»»

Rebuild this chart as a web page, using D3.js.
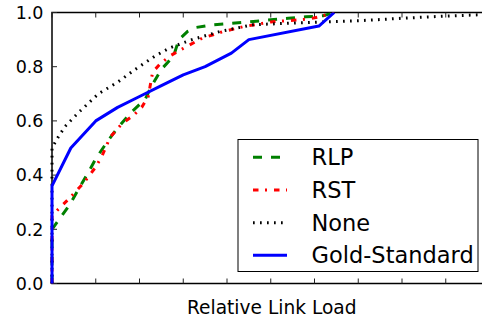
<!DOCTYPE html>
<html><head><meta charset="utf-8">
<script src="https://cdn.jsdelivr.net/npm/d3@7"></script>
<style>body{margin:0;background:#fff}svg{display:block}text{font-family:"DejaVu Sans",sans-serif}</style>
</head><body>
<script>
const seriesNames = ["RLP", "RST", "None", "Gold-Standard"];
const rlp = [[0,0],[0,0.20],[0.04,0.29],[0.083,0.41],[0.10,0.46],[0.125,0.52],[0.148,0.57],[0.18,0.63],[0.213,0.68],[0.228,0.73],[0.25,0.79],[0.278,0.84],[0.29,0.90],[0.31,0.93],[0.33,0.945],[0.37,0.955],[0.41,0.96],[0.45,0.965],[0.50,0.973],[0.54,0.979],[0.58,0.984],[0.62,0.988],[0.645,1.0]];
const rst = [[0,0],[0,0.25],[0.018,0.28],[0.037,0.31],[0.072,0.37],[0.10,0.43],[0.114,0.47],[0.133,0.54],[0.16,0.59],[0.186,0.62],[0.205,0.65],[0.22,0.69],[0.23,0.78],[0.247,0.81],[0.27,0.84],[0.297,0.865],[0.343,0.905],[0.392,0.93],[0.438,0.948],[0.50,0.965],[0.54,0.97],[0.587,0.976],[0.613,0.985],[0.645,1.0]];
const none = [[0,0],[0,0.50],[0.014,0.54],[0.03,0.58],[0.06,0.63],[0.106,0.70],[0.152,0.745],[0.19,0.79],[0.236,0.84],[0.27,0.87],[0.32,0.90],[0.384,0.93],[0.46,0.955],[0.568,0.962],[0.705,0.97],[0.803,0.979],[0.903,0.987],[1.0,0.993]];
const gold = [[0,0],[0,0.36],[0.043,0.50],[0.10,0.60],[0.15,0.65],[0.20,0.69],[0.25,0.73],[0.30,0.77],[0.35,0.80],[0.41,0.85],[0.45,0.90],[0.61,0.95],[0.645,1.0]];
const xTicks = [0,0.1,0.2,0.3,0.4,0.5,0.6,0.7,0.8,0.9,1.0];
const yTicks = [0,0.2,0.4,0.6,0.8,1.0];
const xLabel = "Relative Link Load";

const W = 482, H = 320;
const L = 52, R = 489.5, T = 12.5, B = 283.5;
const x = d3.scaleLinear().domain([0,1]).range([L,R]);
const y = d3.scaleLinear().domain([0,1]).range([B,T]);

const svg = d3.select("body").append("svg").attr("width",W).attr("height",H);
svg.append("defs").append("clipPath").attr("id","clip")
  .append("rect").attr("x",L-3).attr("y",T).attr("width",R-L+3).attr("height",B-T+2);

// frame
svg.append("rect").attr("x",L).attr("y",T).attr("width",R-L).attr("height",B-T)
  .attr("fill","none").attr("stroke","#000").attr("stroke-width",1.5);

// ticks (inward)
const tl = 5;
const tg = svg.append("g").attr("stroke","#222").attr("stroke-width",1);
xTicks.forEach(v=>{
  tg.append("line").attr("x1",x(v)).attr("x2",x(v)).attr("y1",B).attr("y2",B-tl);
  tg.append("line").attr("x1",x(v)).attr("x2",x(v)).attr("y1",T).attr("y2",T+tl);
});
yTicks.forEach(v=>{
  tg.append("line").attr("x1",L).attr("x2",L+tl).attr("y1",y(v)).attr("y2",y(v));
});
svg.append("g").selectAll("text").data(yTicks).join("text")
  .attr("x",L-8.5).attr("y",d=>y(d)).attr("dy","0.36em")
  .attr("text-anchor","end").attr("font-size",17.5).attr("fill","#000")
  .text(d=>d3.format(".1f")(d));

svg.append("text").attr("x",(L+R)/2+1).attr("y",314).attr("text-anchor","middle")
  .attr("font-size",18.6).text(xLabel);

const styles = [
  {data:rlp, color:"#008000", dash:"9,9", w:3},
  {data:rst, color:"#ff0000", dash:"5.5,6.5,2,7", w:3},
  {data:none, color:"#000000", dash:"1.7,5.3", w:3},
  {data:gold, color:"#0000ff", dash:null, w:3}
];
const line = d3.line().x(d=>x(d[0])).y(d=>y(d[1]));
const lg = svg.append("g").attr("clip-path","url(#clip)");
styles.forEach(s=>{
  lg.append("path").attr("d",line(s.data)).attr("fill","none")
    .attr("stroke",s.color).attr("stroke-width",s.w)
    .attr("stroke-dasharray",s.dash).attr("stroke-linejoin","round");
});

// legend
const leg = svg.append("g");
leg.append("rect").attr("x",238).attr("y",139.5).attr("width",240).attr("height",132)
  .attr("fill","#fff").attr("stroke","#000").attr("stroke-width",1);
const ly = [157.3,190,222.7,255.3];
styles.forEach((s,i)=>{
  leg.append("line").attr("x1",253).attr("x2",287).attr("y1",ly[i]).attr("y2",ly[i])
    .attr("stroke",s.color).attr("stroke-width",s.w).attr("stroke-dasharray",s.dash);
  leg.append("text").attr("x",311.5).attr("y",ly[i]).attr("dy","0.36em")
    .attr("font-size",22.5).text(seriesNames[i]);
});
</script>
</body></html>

««
»»

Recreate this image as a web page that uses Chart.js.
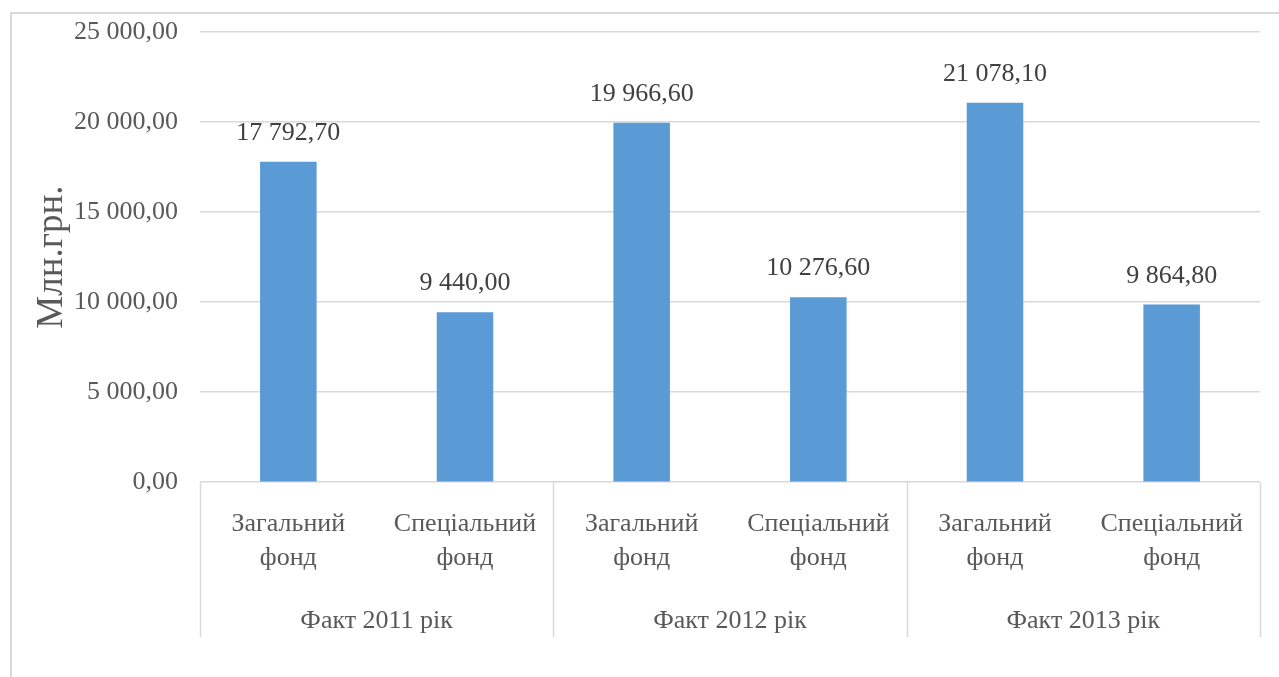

««

= What is asked =
Word for word, repeat the lines above from the one with "Rebuild this chart" through the one with "const y = d3.scaleLinear().domain([0,1]).range([B,T]);", and nothing beyond them. Omit the pictures.

= Reply to the task =
Rebuild this chart as a web page, using D3.js.
<!DOCTYPE html>
<html><head><meta charset="utf-8">
<script src="https://cdn.jsdelivr.net/npm/d3@7"></script>
<style>body{margin:0;background:#fff}svg{display:block}text{font-family:"DejaVu Sans",sans-serif}</style>
</head><body>
<script>
const seriesNames = ["RLP", "RST", "None", "Gold-Standard"];
const rlp = [[0,0],[0,0.20],[0.04,0.29],[0.083,0.41],[0.10,0.46],[0.125,0.52],[0.148,0.57],[0.18,0.63],[0.213,0.68],[0.228,0.73],[0.25,0.79],[0.278,0.84],[0.29,0.90],[0.31,0.93],[0.33,0.945],[0.37,0.955],[0.41,0.96],[0.45,0.965],[0.50,0.973],[0.54,0.979],[0.58,0.984],[0.62,0.988],[0.645,1.0]];
const rst = [[0,0],[0,0.25],[0.018,0.28],[0.037,0.31],[0.072,0.37],[0.10,0.43],[0.114,0.47],[0.133,0.54],[0.16,0.59],[0.186,0.62],[0.205,0.65],[0.22,0.69],[0.23,0.78],[0.247,0.81],[0.27,0.84],[0.297,0.865],[0.343,0.905],[0.392,0.93],[0.438,0.948],[0.50,0.965],[0.54,0.97],[0.587,0.976],[0.613,0.985],[0.645,1.0]];
const none = [[0,0],[0,0.50],[0.014,0.54],[0.03,0.58],[0.06,0.63],[0.106,0.70],[0.152,0.745],[0.19,0.79],[0.236,0.84],[0.27,0.87],[0.32,0.90],[0.384,0.93],[0.46,0.955],[0.568,0.962],[0.705,0.97],[0.803,0.979],[0.903,0.987],[1.0,0.993]];
const gold = [[0,0],[0,0.36],[0.043,0.50],[0.10,0.60],[0.15,0.65],[0.20,0.69],[0.25,0.73],[0.30,0.77],[0.35,0.80],[0.41,0.85],[0.45,0.90],[0.61,0.95],[0.645,1.0]];
const xTicks = [0,0.1,0.2,0.3,0.4,0.5,0.6,0.7,0.8,0.9,1.0];
const yTicks = [0,0.2,0.4,0.6,0.8,1.0];
const xLabel = "Relative Link Load";

const W = 482, H = 320;
const L = 52, R = 489.5, T = 12.5, B = 283.5;
const x = d3.scaleLinear().domain([0,1]).range([L,R]);
const y = d3.scaleLinear().domain([0,1]).range([B,T]);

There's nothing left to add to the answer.